- Task -
Each entry below is to be given again word for word, with no pictures.

Collection entries:
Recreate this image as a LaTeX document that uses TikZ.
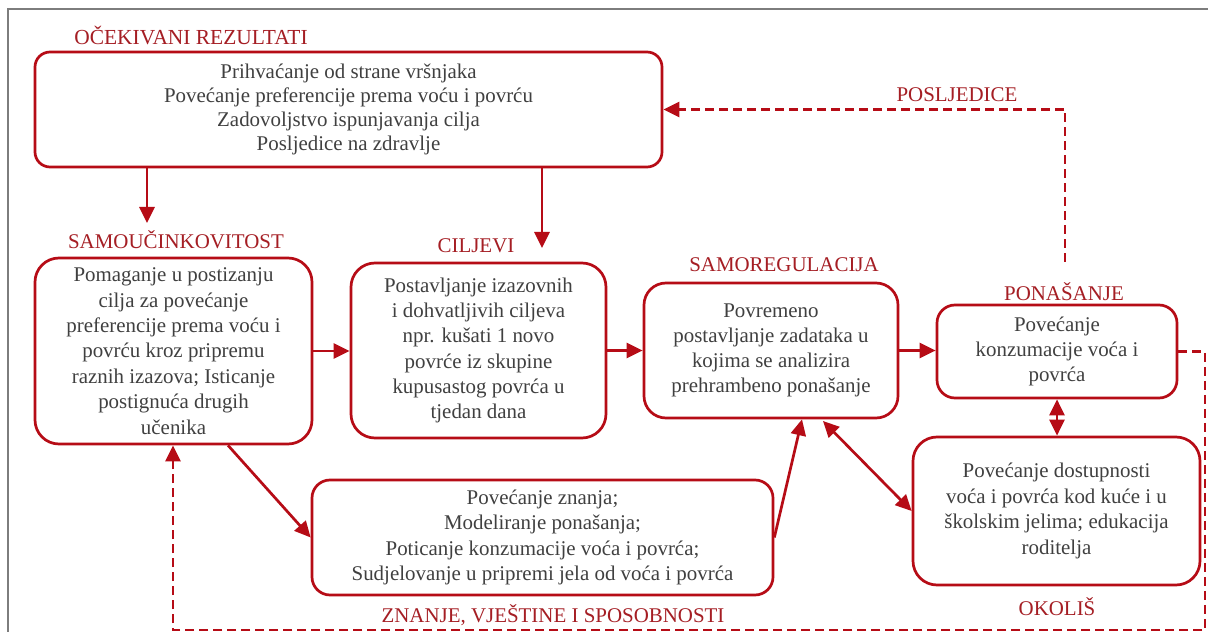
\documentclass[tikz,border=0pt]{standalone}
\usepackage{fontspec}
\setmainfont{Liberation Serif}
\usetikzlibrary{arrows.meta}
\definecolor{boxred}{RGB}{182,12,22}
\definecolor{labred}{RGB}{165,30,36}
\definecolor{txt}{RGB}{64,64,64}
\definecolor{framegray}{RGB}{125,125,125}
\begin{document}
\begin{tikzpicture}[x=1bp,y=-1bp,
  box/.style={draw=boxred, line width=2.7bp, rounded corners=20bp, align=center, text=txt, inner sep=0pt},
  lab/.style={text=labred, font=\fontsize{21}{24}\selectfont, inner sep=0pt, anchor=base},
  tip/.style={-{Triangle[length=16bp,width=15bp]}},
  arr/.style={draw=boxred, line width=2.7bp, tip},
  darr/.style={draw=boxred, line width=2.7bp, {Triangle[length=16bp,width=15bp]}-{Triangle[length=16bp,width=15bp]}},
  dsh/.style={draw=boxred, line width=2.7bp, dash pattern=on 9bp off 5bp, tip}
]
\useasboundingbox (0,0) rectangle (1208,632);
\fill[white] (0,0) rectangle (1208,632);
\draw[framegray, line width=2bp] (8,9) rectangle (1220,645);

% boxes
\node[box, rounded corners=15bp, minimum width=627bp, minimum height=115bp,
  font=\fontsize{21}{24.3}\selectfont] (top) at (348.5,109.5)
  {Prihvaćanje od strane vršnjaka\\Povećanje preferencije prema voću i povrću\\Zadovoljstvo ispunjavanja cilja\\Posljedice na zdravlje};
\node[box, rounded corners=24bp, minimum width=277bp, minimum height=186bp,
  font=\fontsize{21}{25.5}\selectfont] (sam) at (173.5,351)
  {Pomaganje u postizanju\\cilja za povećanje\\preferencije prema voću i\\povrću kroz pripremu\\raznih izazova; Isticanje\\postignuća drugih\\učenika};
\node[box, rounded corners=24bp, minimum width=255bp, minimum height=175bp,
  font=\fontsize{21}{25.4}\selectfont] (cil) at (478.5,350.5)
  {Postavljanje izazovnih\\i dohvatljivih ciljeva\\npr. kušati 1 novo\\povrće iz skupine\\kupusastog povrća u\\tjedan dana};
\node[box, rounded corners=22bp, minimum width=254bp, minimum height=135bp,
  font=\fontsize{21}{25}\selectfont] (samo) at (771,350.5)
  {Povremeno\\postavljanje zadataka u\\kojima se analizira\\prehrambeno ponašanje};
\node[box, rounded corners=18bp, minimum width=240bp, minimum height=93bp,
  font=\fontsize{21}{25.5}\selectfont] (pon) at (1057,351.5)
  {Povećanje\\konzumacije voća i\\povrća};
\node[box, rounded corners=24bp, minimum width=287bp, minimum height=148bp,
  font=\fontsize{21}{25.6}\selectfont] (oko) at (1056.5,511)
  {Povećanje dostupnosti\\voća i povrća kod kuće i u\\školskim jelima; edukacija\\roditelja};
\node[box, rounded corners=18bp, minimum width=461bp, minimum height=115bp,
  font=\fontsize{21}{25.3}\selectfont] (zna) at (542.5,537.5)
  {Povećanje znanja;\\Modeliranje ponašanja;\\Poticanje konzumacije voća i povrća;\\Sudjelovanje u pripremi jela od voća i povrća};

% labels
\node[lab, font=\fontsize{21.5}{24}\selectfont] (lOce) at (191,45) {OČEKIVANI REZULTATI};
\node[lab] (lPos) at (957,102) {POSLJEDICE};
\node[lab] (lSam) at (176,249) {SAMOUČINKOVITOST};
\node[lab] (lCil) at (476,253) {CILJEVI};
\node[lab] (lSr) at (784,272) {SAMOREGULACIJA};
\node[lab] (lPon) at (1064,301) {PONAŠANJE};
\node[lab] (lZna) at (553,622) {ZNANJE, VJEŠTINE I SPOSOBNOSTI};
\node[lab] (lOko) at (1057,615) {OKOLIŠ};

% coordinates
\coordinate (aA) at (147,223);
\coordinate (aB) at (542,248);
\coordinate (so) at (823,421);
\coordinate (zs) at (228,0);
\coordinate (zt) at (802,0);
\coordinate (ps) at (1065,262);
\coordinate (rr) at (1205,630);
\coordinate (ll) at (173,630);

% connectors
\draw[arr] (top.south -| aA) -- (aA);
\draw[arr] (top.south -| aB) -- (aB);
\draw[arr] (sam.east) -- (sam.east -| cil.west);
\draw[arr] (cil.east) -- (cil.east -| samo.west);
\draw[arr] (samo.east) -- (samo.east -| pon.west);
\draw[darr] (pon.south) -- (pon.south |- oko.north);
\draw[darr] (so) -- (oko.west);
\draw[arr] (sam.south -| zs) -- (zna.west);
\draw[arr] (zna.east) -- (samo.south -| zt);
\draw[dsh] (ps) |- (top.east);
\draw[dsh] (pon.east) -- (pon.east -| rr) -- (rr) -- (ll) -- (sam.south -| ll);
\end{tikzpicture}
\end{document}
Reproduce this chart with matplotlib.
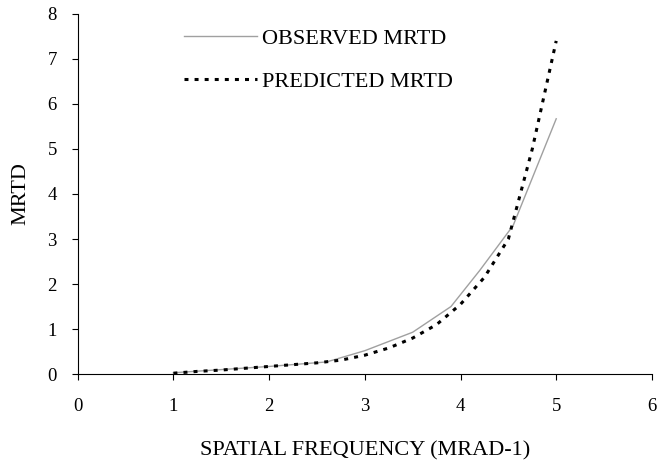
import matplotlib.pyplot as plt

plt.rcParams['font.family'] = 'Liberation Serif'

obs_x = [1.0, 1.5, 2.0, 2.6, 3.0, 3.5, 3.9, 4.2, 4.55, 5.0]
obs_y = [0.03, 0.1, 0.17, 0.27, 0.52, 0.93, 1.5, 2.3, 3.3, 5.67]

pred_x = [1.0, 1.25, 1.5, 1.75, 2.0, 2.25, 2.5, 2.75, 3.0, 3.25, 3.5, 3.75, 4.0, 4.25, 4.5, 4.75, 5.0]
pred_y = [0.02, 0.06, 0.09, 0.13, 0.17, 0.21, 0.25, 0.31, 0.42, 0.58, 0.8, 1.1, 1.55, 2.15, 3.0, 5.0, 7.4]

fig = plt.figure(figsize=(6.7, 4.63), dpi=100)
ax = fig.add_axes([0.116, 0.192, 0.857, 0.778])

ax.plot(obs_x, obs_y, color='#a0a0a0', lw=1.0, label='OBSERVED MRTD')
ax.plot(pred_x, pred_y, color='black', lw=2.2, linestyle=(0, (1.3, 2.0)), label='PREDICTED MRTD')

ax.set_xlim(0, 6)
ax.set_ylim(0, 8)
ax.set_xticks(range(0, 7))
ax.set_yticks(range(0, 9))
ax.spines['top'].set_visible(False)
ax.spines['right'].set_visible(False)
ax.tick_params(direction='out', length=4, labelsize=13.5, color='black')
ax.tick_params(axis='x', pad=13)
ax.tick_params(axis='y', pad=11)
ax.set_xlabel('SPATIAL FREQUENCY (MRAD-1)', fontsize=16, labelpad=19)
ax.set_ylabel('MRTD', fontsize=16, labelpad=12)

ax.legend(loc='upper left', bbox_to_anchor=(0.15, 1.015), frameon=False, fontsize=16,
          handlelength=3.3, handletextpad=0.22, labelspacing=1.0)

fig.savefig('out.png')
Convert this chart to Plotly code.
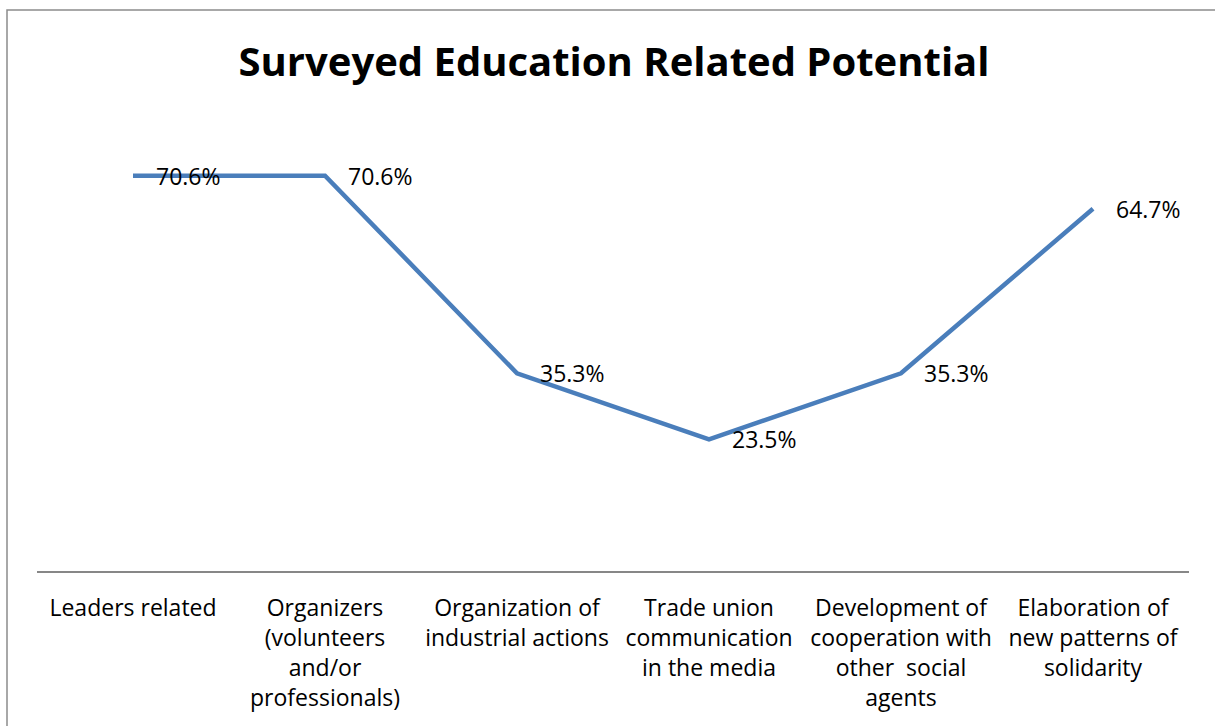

- Solution below -
Recreate this image as a LaTeX document that uses TikZ.
\documentclass[tikz,border=0pt]{standalone}
\usepackage{fontspec}
\setmainfont{Liberation Serif}
\usetikzlibrary{arrows.meta}
\definecolor{boxred}{RGB}{182,12,22}
\definecolor{labred}{RGB}{165,30,36}
\definecolor{txt}{RGB}{64,64,64}
\definecolor{framegray}{RGB}{125,125,125}
\begin{document}
\begin{tikzpicture}[x=1bp,y=-1bp,
  box/.style={draw=boxred, line width=2.7bp, rounded corners=20bp, align=center, text=txt, inner sep=0pt},
  lab/.style={text=labred, font=\fontsize{21}{24}\selectfont, inner sep=0pt, anchor=base},
  tip/.style={-{Triangle[length=16bp,width=15bp]}},
  arr/.style={draw=boxred, line width=2.7bp, tip},
  darr/.style={draw=boxred, line width=2.7bp, {Triangle[length=16bp,width=15bp]}-{Triangle[length=16bp,width=15bp]}},
  dsh/.style={draw=boxred, line width=2.7bp, dash pattern=on 9bp off 5bp, tip}
]
\useasboundingbox (0,0) rectangle (1208,632);
\fill[white] (0,0) rectangle (1208,632);
\draw[framegray, line width=2bp] (8,9) rectangle (1220,645);

% boxes
\node[box, rounded corners=15bp, minimum width=627bp, minimum height=115bp,
  font=\fontsize{21}{24.3}\selectfont] (top) at (348.5,109.5)
  {Prihvaćanje od strane vršnjaka\\Povećanje preferencije prema voću i povrću\\Zadovoljstvo ispunjavanja cilja\\Posljedice na zdravlje};
\node[box, rounded corners=24bp, minimum width=277bp, minimum height=186bp,
  font=\fontsize{21}{25.5}\selectfont] (sam) at (173.5,351)
  {Pomaganje u postizanju\\cilja za povećanje\\preferencije prema voću i\\povrću kroz pripremu\\raznih izazova; Isticanje\\postignuća drugih\\učenika};
\node[box, rounded corners=24bp, minimum width=255bp, minimum height=175bp,
  font=\fontsize{21}{25.4}\selectfont] (cil) at (478.5,350.5)
  {Postavljanje izazovnih\\i dohvatljivih ciljeva\\npr. kušati 1 novo\\povrće iz skupine\\kupusastog povrća u\\tjedan dana};
\node[box, rounded corners=22bp, minimum width=254bp, minimum height=135bp,
  font=\fontsize{21}{25}\selectfont] (samo) at (771,350.5)
  {Povremeno\\postavljanje zadataka u\\kojima se analizira\\prehrambeno ponašanje};
\node[box, rounded corners=18bp, minimum width=240bp, minimum height=93bp,
  font=\fontsize{21}{25.5}\selectfont] (pon) at (1057,351.5)
  {Povećanje\\konzumacije voća i\\povrća};
\node[box, rounded corners=24bp, minimum width=287bp, minimum height=148bp,
  font=\fontsize{21}{25.6}\selectfont] (oko) at (1056.5,511)
  {Povećanje dostupnosti\\voća i povrća kod kuće i u\\školskim jelima; edukacija\\roditelja};
\node[box, rounded corners=18bp, minimum width=461bp, minimum height=115bp,
  font=\fontsize{21}{25.3}\selectfont] (zna) at (542.5,537.5)
  {Povećanje znanja;\\Modeliranje ponašanja;\\Poticanje konzumacije voća i povrća;\\Sudjelovanje u pripremi jela od voća i povrća};

% labels
\node[lab, font=\fontsize{21.5}{24}\selectfont] (lOce) at (191,45) {OČEKIVANI REZULTATI};
\node[lab] (lPos) at (957,102) {POSLJEDICE};
\node[lab] (lSam) at (176,249) {SAMOUČINKOVITOST};
\node[lab] (lCil) at (476,253) {CILJEVI};
\node[lab] (lSr) at (784,272) {SAMOREGULACIJA};
\node[lab] (lPon) at (1064,301) {PONAŠANJE};
\node[lab] (lZna) at (553,622) {ZNANJE, VJEŠTINE I SPOSOBNOSTI};
\node[lab] (lOko) at (1057,615) {OKOLIŠ};

% coordinates
\coordinate (aA) at (147,223);
\coordinate (aB) at (542,248);
\coordinate (so) at (823,421);
\coordinate (zs) at (228,0);
\coordinate (zt) at (802,0);
\coordinate (ps) at (1065,262);
\coordinate (rr) at (1205,630);
\coordinate (ll) at (173,630);

% connectors
\draw[arr] (top.south -| aA) -- (aA);
\draw[arr] (top.south -| aB) -- (aB);
\draw[arr] (sam.east) -- (sam.east -| cil.west);
\draw[arr] (cil.east) -- (cil.east -| samo.west);
\draw[arr] (samo.east) -- (samo.east -| pon.west);
\draw[darr] (pon.south) -- (pon.south |- oko.north);
\draw[darr] (so) -- (oko.west);
\draw[arr] (sam.south -| zs) -- (zna.west);
\draw[arr] (zna.east) -- (samo.south -| zt);
\draw[dsh] (ps) |- (top.east);
\draw[dsh] (pon.east) -- (pon.east -| rr) -- (rr) -- (ll) -- (sam.south -| ll);
\end{tikzpicture}
\end{document}
Reproduce this chart with matplotlib.
import matplotlib.pyplot as plt

plt.rcParams['font.family'] = 'Liberation Serif'

obs_x = [1.0, 1.5, 2.0, 2.6, 3.0, 3.5, 3.9, 4.2, 4.55, 5.0]
obs_y = [0.03, 0.1, 0.17, 0.27, 0.52, 0.93, 1.5, 2.3, 3.3, 5.67]

pred_x = [1.0, 1.25, 1.5, 1.75, 2.0, 2.25, 2.5, 2.75, 3.0, 3.25, 3.5, 3.75, 4.0, 4.25, 4.5, 4.75, 5.0]
pred_y = [0.02, 0.06, 0.09, 0.13, 0.17, 0.21, 0.25, 0.31, 0.42, 0.58, 0.8, 1.1, 1.55, 2.15, 3.0, 5.0, 7.4]

fig = plt.figure(figsize=(6.7, 4.63), dpi=100)
ax = fig.add_axes([0.116, 0.192, 0.857, 0.778])

ax.plot(obs_x, obs_y, color='#a0a0a0', lw=1.0, label='OBSERVED MRTD')
ax.plot(pred_x, pred_y, color='black', lw=2.2, linestyle=(0, (1.3, 2.0)), label='PREDICTED MRTD')

ax.set_xlim(0, 6)
ax.set_ylim(0, 8)
ax.set_xticks(range(0, 7))
ax.set_yticks(range(0, 9))
ax.spines['top'].set_visible(False)
ax.spines['right'].set_visible(False)
ax.tick_params(direction='out', length=4, labelsize=13.5, color='black')
ax.tick_params(axis='x', pad=13)
ax.tick_params(axis='y', pad=11)
ax.set_xlabel('SPATIAL FREQUENCY (MRAD-1)', fontsize=16, labelpad=19)
ax.set_ylabel('MRTD', fontsize=16, labelpad=12)

ax.legend(loc='upper left', bbox_to_anchor=(0.15, 1.015), frameon=False, fontsize=16,
          handlelength=3.3, handletextpad=0.22, labelspacing=1.0)

fig.savefig('out.png')
Convert this chart to Plotly code.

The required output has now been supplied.